To Jay3's point, we rescued a lost racing pigeon this past summer and built an outside aviary. The former owner told me it was a cock (later admitted he didn't know the sex) and so to keep it company we bought a female Indian fantail at a local pigeon round-up. Being new to pigeons, I wanted a fantail somewhat selfishly for its beauty. It was cheap, because she wasn't any particular standard but I thought she was lovely. Anyway, the two pigeons co-exist well in our fairly large aviary but now I think the racer is a hen since they haven't mated. The racer is a bit dominant over the fantail but I'm told it is good that they are at least not alone. My next move is to introduce a cock with the hope that he will pick at least one of the two and they will have a better life. Or, do I leave well enough alone? I don't want more than 4 pigeons and would toss the eggs if any.


----------



## Jay3 (May 4, 2008)

You could leave them as they are, and sometimes even 2 hens will pair up together. Or you could get them each a mate. Then you would have 4 birds, and could just switch out the eggs. 

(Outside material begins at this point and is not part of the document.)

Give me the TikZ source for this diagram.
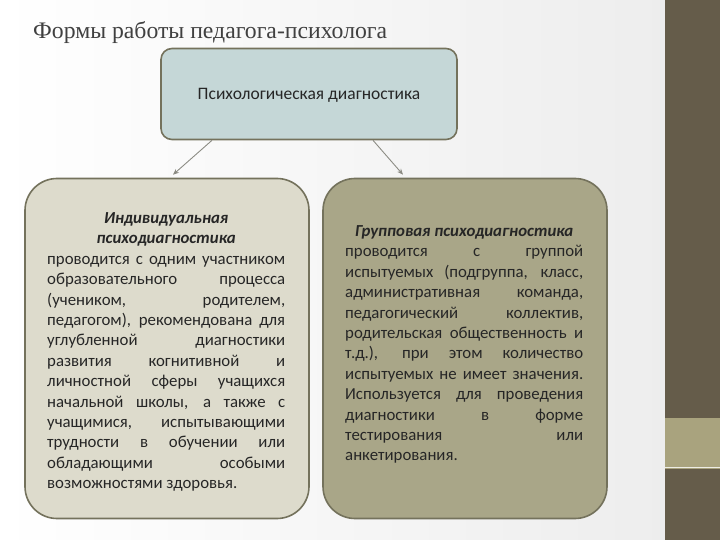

How long have the 2 birds been together? Are you sure they are both female?


----------



## Scottsdaleaz (Aug 30, 2014)

I am not sure they are both female...they have been together about four months. I am going to let them get through the winter and take it from there. Thank you for responding.


----------



## Jay3 (May 4, 2008)

Do you know how old they are?


----------



## Scottsdaleaz (Aug 30, 2014)

That's a very astute question. I know the blue checked racing pigeon is 2 years old or less based on when we was banded and what the racing guy told me. Now, the white indian fantail I know is female because 2 people checked her pelvic bone at the livestock store. BUT I do not know how old she is. This is a place where breeders drop off pigeons. Maybe she is old and passed her reproductive years? Maybe she is not "high quality" and that's why she was dropped off with many others. I didn't ask these questions...I only asked for a female and I picked her because she looked active and healthy.


----------



## Jay3 (May 4, 2008)

If the racer is 2 years old, then he should be strutting his stuff if placed in with a female. If he has never acted this way, then I think it is probably a female. 
But if they live together peacefully, then at least they do have company, and could be kept that way. Unless you were wanting to breed, then I would keep them as they are.


----------



## Scottsdaleaz (Aug 30, 2014)

The racer does not strut any stuff. Sometimes does what I'm told is called "helicoptering." She lifts a little off the ground, flapping wings in a circle. Otherwise, very quiet, no coos even. Maybe I should leave well enough alone, as you suggest. I would like to bond with them more myself.


----------



## Jay3 (May 4, 2008)

They are a lot easier to bond with when they are not part of a mated pair. You can always bond with them for now, and later if you decide to get mates, these 2 will already be friendly with you. Gives you more time to see how things go, and to think about what you want to do.


----------